_Problem to solve_: Please print exactly the lines below, from the start of the material up to and including the line with "plt.rcParams['font.family'] = ['Inter', 'DejaVu", but none of the pictures.
⟨
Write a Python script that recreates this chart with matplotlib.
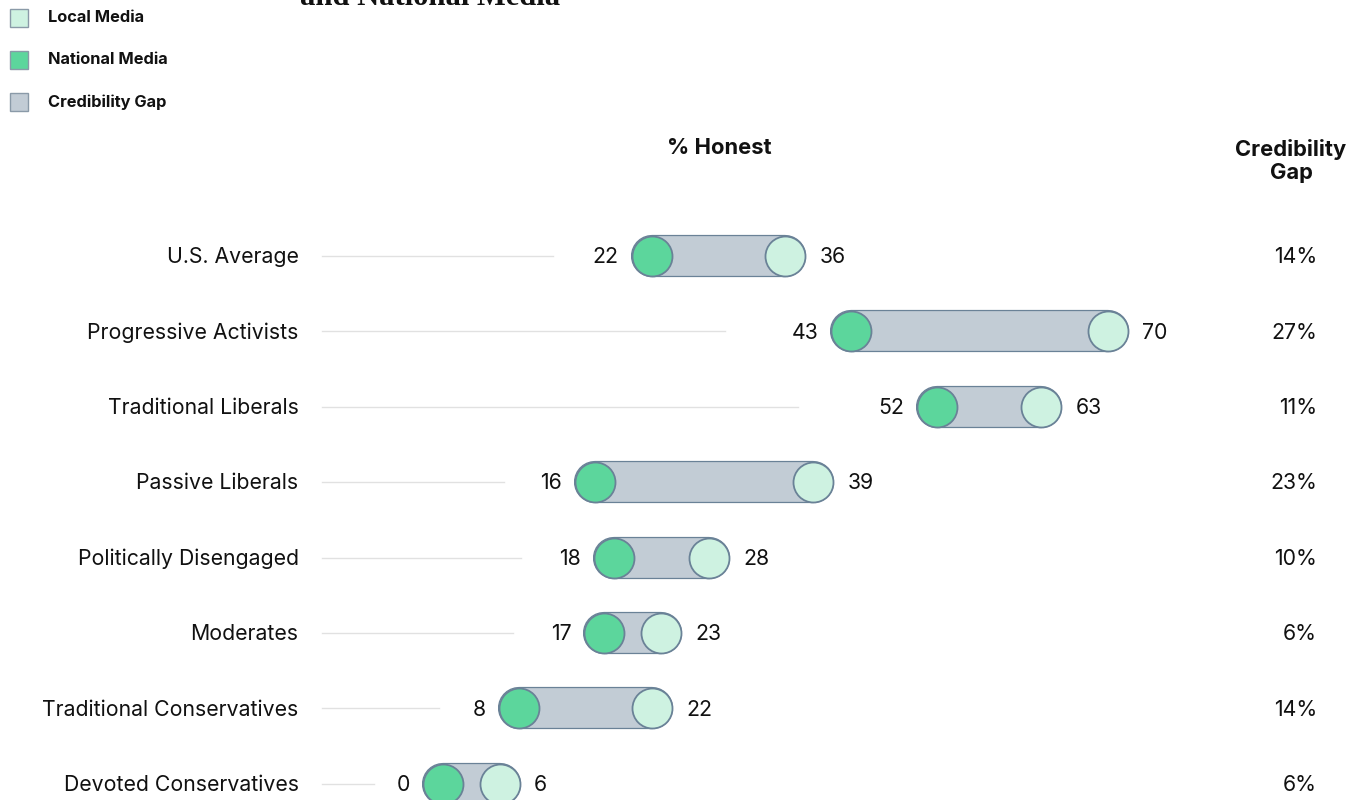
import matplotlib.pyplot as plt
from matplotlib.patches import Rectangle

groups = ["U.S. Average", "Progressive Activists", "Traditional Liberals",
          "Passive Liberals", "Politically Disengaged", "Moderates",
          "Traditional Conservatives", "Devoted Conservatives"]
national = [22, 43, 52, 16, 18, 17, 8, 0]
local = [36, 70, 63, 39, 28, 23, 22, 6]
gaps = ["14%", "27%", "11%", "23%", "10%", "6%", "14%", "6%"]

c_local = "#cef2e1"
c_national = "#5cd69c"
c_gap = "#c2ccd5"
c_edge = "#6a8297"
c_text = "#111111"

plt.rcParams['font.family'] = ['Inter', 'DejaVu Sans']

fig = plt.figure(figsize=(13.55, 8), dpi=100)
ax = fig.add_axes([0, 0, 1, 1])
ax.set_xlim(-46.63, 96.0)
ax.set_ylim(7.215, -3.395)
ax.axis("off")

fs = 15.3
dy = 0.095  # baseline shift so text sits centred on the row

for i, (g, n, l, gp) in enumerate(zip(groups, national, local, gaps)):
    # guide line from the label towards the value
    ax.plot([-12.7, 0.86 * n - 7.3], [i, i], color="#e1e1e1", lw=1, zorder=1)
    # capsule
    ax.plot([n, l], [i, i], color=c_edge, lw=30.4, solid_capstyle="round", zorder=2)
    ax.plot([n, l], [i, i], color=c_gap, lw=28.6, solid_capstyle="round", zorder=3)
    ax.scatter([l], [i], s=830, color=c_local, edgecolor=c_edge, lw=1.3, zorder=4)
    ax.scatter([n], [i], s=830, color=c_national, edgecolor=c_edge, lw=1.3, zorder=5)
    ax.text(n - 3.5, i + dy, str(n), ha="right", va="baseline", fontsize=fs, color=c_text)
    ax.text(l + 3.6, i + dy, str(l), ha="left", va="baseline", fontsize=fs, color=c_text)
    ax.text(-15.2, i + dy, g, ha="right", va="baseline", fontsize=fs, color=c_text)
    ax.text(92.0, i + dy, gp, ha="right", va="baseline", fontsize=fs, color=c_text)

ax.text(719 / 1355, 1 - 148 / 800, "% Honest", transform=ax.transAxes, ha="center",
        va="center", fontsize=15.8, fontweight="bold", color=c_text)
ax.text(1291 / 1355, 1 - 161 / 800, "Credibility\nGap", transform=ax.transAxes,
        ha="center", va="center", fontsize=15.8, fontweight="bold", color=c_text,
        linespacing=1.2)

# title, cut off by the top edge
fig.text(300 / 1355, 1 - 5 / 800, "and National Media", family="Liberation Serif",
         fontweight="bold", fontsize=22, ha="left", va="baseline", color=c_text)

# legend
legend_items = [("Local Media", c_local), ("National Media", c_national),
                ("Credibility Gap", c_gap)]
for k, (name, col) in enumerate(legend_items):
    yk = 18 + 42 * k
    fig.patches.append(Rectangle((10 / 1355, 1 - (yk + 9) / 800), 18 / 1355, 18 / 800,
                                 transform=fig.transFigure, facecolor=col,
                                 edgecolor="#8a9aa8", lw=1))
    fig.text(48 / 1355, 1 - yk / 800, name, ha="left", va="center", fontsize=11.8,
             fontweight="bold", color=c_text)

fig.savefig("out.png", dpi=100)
⟩
_Output of the exercise_:
Write a Python script that recreates this chart with matplotlib.
import matplotlib.pyplot as plt
from matplotlib.patches import Rectangle

groups = ["U.S. Average", "Progressive Activists", "Traditional Liberals",
          "Passive Liberals", "Politically Disengaged", "Moderates",
          "Traditional Conservatives", "Devoted Conservatives"]
national = [22, 43, 52, 16, 18, 17, 8, 0]
local = [36, 70, 63, 39, 28, 23, 22, 6]
gaps = ["14%", "27%", "11%", "23%", "10%", "6%", "14%", "6%"]

c_local = "#cef2e1"
c_national = "#5cd69c"
c_gap = "#c2ccd5"
c_edge = "#6a8297"
c_text = "#111111"

plt.rcParams['font.family'] = ['Inter', 'DejaVu Sans']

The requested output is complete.